Andrew Que Sites list Photos
Projects Contact

May 03, 2020

Happy Birthday Tara

   The reason I discovered my problems with ECC memory is because the Data-Dragon has been running very unstable.  It crashes after a few hours, sometimes resetting, sometimes just locking up.  There are no messages in the kernel log.  However, I sometimes got some message on screen before the lockup.  At first I looked at the power supply.  I am running 14 hard drives after all.  But even if all my drives were using 1.5 amps (which seems to be what the SATA spec allows for a drive) that only comes to 21 amps and my power supply has 35 amps of 12 VDC.
   I had just installed a second 16 GB stick of RAM bringing the total to 40 GB.  A quick memory test didn't show any problems with the RAM.  Nonetheless I removed the 8 GB stick just to see what happened.  So far the system hasn't had any problems.  We'll see if that holds.
   Temperatures were around 75°F/24°C when I set out on my ride this morning.  My goal was 30 miles and I started by cycling out to Indian Lake County Park.  Not sure if it reopened, or if it was never closed but there were a lot of people at the park as I cycled by.  When I arrived I noticed my GPS tracking software wasn't actually working.  I could calculate the number of miles I biked, but I'm pretty sure it was around 30 miles.  After Indian Lake, I headed west to Waunakee.  There was a good 10-15 MPH tailwind to push me along and this portion of the ride went quickly.  The last leg of the ride along county Q had a bit of a side wind, but I held about 15 MPH most of the way.
   The other day while doing a loop through Martinsville I stopped at this church.  There is a road that leads behind the church to a cemetery and where I was hoping I would get a view of the countryside.  Sadly there isn't much a view, but it was something new to explore.  Shortly after taking this picture it began to sprinkle.  The rain forecast for latter in the day had again arrived early.  My ride would be cut short for a second time.  Luckily, I had a fairly strong wind from the north west that made quick work for the trek back home.
Life Returns

Life Returns

   Enabled nightly backups of the Data-Dragon.  This is done through rsync to a Raspberry Pi 4 with 4x 10 TB USB hard drives in a RAID-5 configuration.  Initially I thought I would use wake-on-lan, but the Pis do not support it.  However, the drives spin down after a few minutes of being idle.  This is pretty much perfect as a an idle Raspberry Pi barely consumes any power.  So the drives spend most of the day powered down and wake in the evening for backups.  The Data-Dragon does this using a cron job.  I had debated on having the Pi run the cron job, but the fact it, if the Data-Dragon isn't online the cron job won't run.  I've had issues in the past with rsync removing all files because a mount failed.  This avoids that ever being a possibility.
   I noticed in the kernel logs the following message:
[   16.908469] EDAC amd64: Node 0: DRAM ECC disabled.
[   16.908473] EDAC amd64: ECC disabled in the BIOS or no ECC capability, module will not load.
                Either enable ECC checking or force module loading by setting 'ecc_enable_override'.
                (Note that use of the override may cause unknown side effects.)
   This means the error-correcting RAM I have isn't actually being used.  My buddy Pluvius helped me look into this issue and we believe the ECC fetcher was removed in a recent BIOS update.  They had some clever but misleading verbiage.
Support for ECC Un-buffered DIMM 1Rx8/2Rx8 memory modules (operate in non-ECC mode)
   So you can buy ECC RAM and it will work—it just won't have any error correction.  This is more than irritating.  Pretty much all forms talking about running a ZFS file system strongly recommend using ECC RAM—which I did.  However it isn't actually working.
Horse has a Look at the Cyclist

Horse has a Look at the Cyclist

The Data-Dragon has undergone 14 drive tests, and most have tested all 13 of the 4 TB disks.
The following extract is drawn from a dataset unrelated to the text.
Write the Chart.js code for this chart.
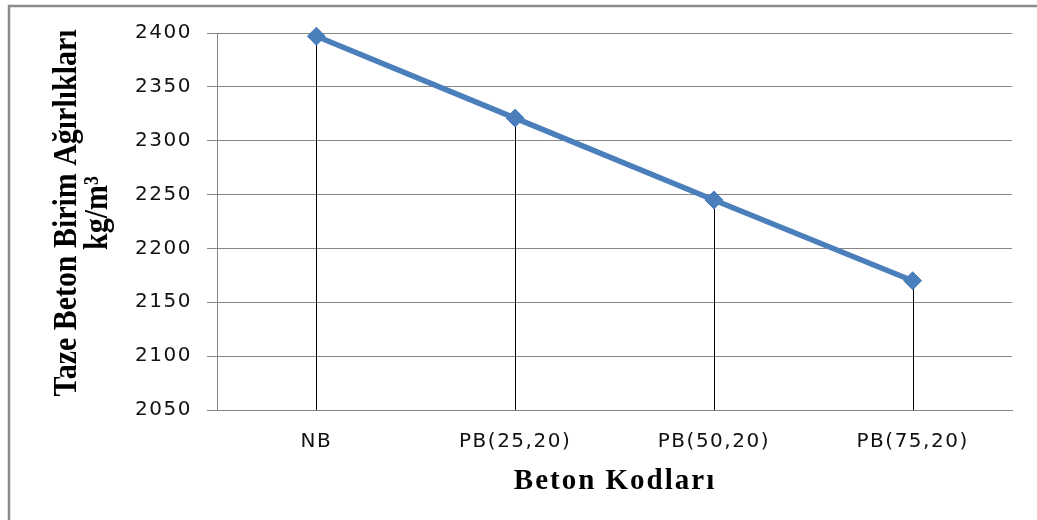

A total of 648 TB (648,127,498,862,592 bytes actually) of data was written and verified as a result. Despite some setbacks caused by controllers, I have fairly high confidence these drives are functional.

So what caused the problems with the original Data-Dragon setup? Unknown. For now we will have to live with this answer. The Data-Dragon is setup with ZFS in RAIDz2, meaning it can survive a two drive failure. There is also a backup server whose drives are normally spun down. Thus there should be little chance of such a failure occurring again.

Playground Closed

Playground Closed

   I ordered another 16 GB of RAM for the Data-Dragon putting the total to 40 GB.  While 24 GB had seemed to be doing alright, I noticed the RAM usage was around 75% and I still don't have all the virtual machines running.  This should take care of that problem.
   Pictured is Parisi Park in Middleton with a sign stating the playground is closed.  All the parks I bike past have similar signs.
   Youtube at some point started displaying more irrelevant videos suggestions.  I didn't mind the suggestions when they were related to the topic I was searching for, but now it just seems the suggestions are purely ad driven.  To help filter some of the chaff I've added two filters that block youtube's "Recommend for you" and "Free with Ads". 
# Block youtube's "Recommended for you" video listings. span:has-text(/Recommended for you/)

# Block youtube's "Free with Ads" video listings. span:has-text(/Free with Ads/)
Neither of these categories have ever suggested anything I need to see and are rarely related to my search.  These filters work in uBlock Origin.
   After I finished the restore from the Backup-Dragon I needed to move the system to a new location.  Once it was moves I proceeded to destroy the LUKS header with a bad pipe command.  Now I had an inaccessable 30 TB RAID-5 array.  I have since learned how to backup the LUKS header, but that means my backup is, for all particle purposes, gone.
   I don't feel too bad about this.  The data has been restored so I won't be missing anything.  I just need to repeat the backup process.  That will take awhile, but isn't a problem.  It has been running for 4 days now and transferred 9.0 of 12.1 TB.  It is going slightly faster than the first round.  When Zach built the server, he used a USB hub.  The Raspberry Pi 4 has 4x USB ports, and this system has 4x 10 TB drives.  However, when he set things up he wanted to have a keyboard and used a USB hub so he could plug one in.  I don't need a keyboard and got rid of the hub.  Seems to have improved speeds some.
   My original plan had been to setup the backup server to actually do periodic backups.  Those scripts will have to wait a few more days.